Over time, the pleasures and immediacy of American life overwhelm Balkan miseries. While remaining proud and patriotic, the newer generation doesn't rise to the level of nationalism that marks its predecessors or committed figures like Mehmeti.

For some, this disassociation is as simple as taking a bride. "I am the next generation, but I went the wrong way. I married an American girl. They don't think too much of that," says Agron "Roni" Sulejmani, whose father was one of the first to bring his family to Dallas in the early 1980s. "We don't get treated like other couples do, but that's fine. They're not what makes my world go 'round."

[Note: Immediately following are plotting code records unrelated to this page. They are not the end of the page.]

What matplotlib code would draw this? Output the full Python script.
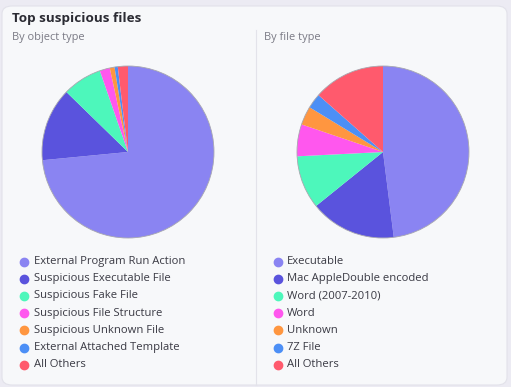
import matplotlib.pyplot as plt
from matplotlib.patches import FancyBboxPatch, Circle
from matplotlib.lines import Line2D

W, H = 511, 387
FONT = "Open Sans"

# dados
obj_labels = ["External Program Run Action", "Suspicious Executable File",
              "Suspicious Fake File", "Suspicious File Structure",
              "Suspicious Unknown File", "External Attached Template", "All Others"]
obj_values = [73.4, 13.8, 7.4, 1.9, 0.9, 0.6, 1.9]

file_labels = ["Executable", "Mac AppleDouble encoded", "Word (2007-2010)",
               "Word", "Unknown", "7Z File", "All Others"]
file_values = [48.0, 16.2, 10.0, 6.0, 3.5, 2.8, 13.5]

colors = ["#8A84F2", "#5A53DD", "#4DF7BB", "#FF57EE", "#FF9640", "#4C8FF6", "#FF5A6D"]


def px_axes(fig, cx, cy, r):
    # eixo quadrado centrado em (cx, cy) em pixels (origem em cima)
    r2 = r * 1.03
    return fig.add_axes([(cx - r2) / W, (H - cy - r2) / H, 2 * r2 / W, 2 * r2 / H])


def draw_pie(fig, cx, cy, r, values):
    ax = px_axes(fig, cx, cy, r)
    ax.pie(values, colors=colors, startangle=90, counterclock=False,
           wedgeprops=dict(linewidth=0))
    ax.add_patch(Circle((0, 0), 1, fill=False, edgecolor="#a8a8b0", linewidth=0.6))
    ax.set_xlim(-1.03, 1.03)
    ax.set_ylim(-1.03, 1.03)
    ax.set_aspect("equal")
    ax.axis("off")


def draw_legend(fig, x_dot, x_txt, y0, labels):
    for i, lab in enumerate(labels):
        y = 1 - (y0 + i * 17.2) / H
        fig.add_artist(Line2D([x_dot / W], [y], marker="o", markersize=6,
                              color=colors[i], linestyle="none"))
        fig.text(x_txt / W, y, lab, fontsize=8.1, color="#3a3a44",
                 family=FONT, va="center", ha="left")


def main():
    fig = plt.figure(figsize=(W / 100, H / 100), dpi=100)
    fig.patch.set_facecolor("#ECEBF3")

    card = FancyBboxPatch((2 / W, 2 / H), (W - 6) / W, (H - 8) / H,
                          boxstyle="round,pad=0,rounding_size=0.02",
                          transform=fig.transFigure, facecolor="#F7F8FA",
                          edgecolor="#E2E2EA", linewidth=0.8, zorder=-2)
    fig.add_artist(card)

    # divisória
    fig.add_artist(Line2D([255.5 / W, 255.5 / W], [1 - 30 / H, 1 - 385 / H],
                          color="#E3E3EA", linewidth=0.8, zorder=-1))

    fig.text(12 / W, 1 - 18.5 / H, "Top suspicious files", fontsize=9.7,
             fontweight="bold", color="#2b2b33", family=FONT, va="center")
    fig.text(12 / W, 1 - 37.5 / H, "By object type", fontsize=7.9,
             color="#7a7a85", family=FONT, va="center")
    fig.text(264 / W, 1 - 37.5 / H, "By file type", fontsize=7.9,
             color="#7a7a85", family=FONT, va="center")

    draw_pie(fig, 128, 152, 86, obj_values)
    draw_pie(fig, 383, 152, 86, file_values)

    draw_legend(fig, 24, 34, 261.5, obj_labels)
    draw_legend(fig, 278, 287, 261.5, file_labels)

    fig.savefig("out.png", dpi=100, facecolor=fig.get_facecolor())


if __name__ == "__main__":
    main()
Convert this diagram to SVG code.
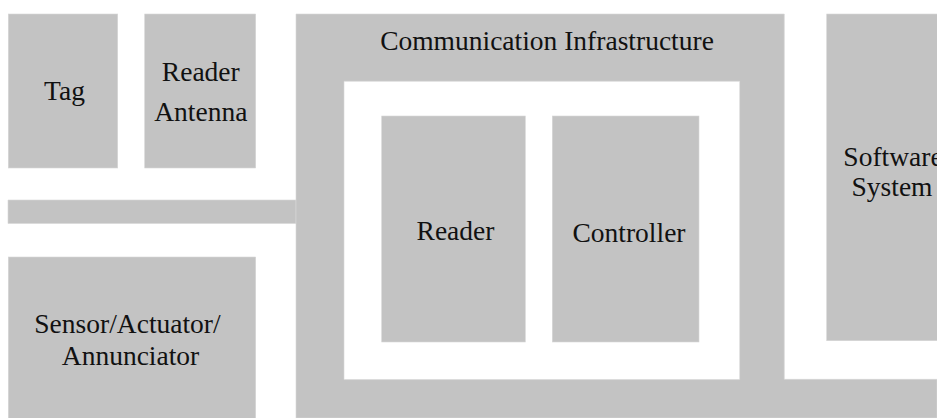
<svg xmlns="http://www.w3.org/2000/svg" width="937" height="418" viewBox="0 0 937 418">
<style>
.box{fill:#c3c3c3;stroke:#d6d6d6;stroke-width:0.6}
.lbl{fill:#111111;text-anchor:middle;font-family:"Liberation Serif","Times New Roman",serif;font-size:27.5px}
</style>
<rect width="937" height="418" fill="#ffffff"/>
<g id="connectors">
<path class="box" d="M8,200 H296 V223.5 H8 Z"/>
</g>
<g id="comm-infrastructure">
<path class="box" fill-rule="evenodd" d="M296,14 H784.3 V379.3 H937 V418 H296 Z M344,81.3 V379.6 H739.7 V81.3 Z"/>
<text class="lbl" x="547" y="50">Communication Infrastructure</text>
</g>
<g id="tag">
<rect class="box" x="8.3" y="14" width="109.4" height="154"/>
<text class="lbl" x="64.5" y="99.5">Tag</text>
</g>
<g id="reader-antenna">
<rect class="box" x="144.7" y="14" width="111" height="154"/>
<text class="lbl" x="200.8" y="80.7">Reader</text>
<text class="lbl" x="200.8" y="121">Antenna</text>
</g>
<g id="software-system">
<rect class="box" x="826.7" y="14" width="115" height="326.7"/>
<text class="lbl" x="893" y="166">Software</text>
<text class="lbl" x="892" y="196">System</text>
</g>
<g id="sensor-actuator">
<rect class="box" x="8.3" y="257" width="247.4" height="165"/>
<text class="lbl" x="127.5" y="333.3">Sensor/Actuator/</text>
<text class="lbl" x="130.5" y="365">Annunciator</text>
</g>
<g id="reader">
<rect class="box" x="381.7" y="116" width="143.6" height="226"/>
<text class="lbl" x="455.5" y="240">Reader</text>
</g>
<g id="controller">
<rect class="box" x="552.3" y="116" width="146.7" height="226"/>
<text class="lbl" x="629" y="241.7">Controller</text>
</g>
</svg>
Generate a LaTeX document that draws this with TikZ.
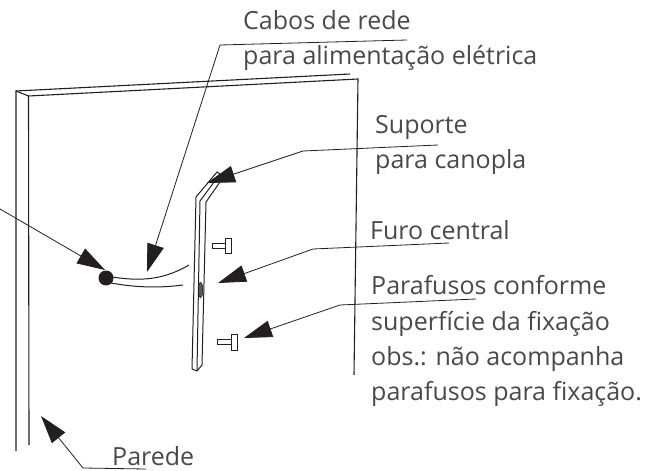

This week, Roni Sulejmani is opening a pizzeria called Luigi's Italian Café on FM 3040, near Flower Mound. This rather routine event is the latest entry in a story that extends across a generation; the family history of this 30-year-old entrepreneur is emblematic of the story of dozens of ethnic Albanian families here.

In the early 1980s, Sulejmani's father opened a pizzeria and named it after himself; Luigi's Pizza opened on Park Lane in Dallas. They estimate that they were the second ethnic Albanian family in Dallas, the first family being their cousin, who owned a successful pizzeria in Redbird Mall.

"He called my dad and said, 'Move to Dallas; this is where it's at.' So we sold everything in Philadelphia and moved," Roni Sulejmani says. "So I guess we were the second family of Albanians in Dallas."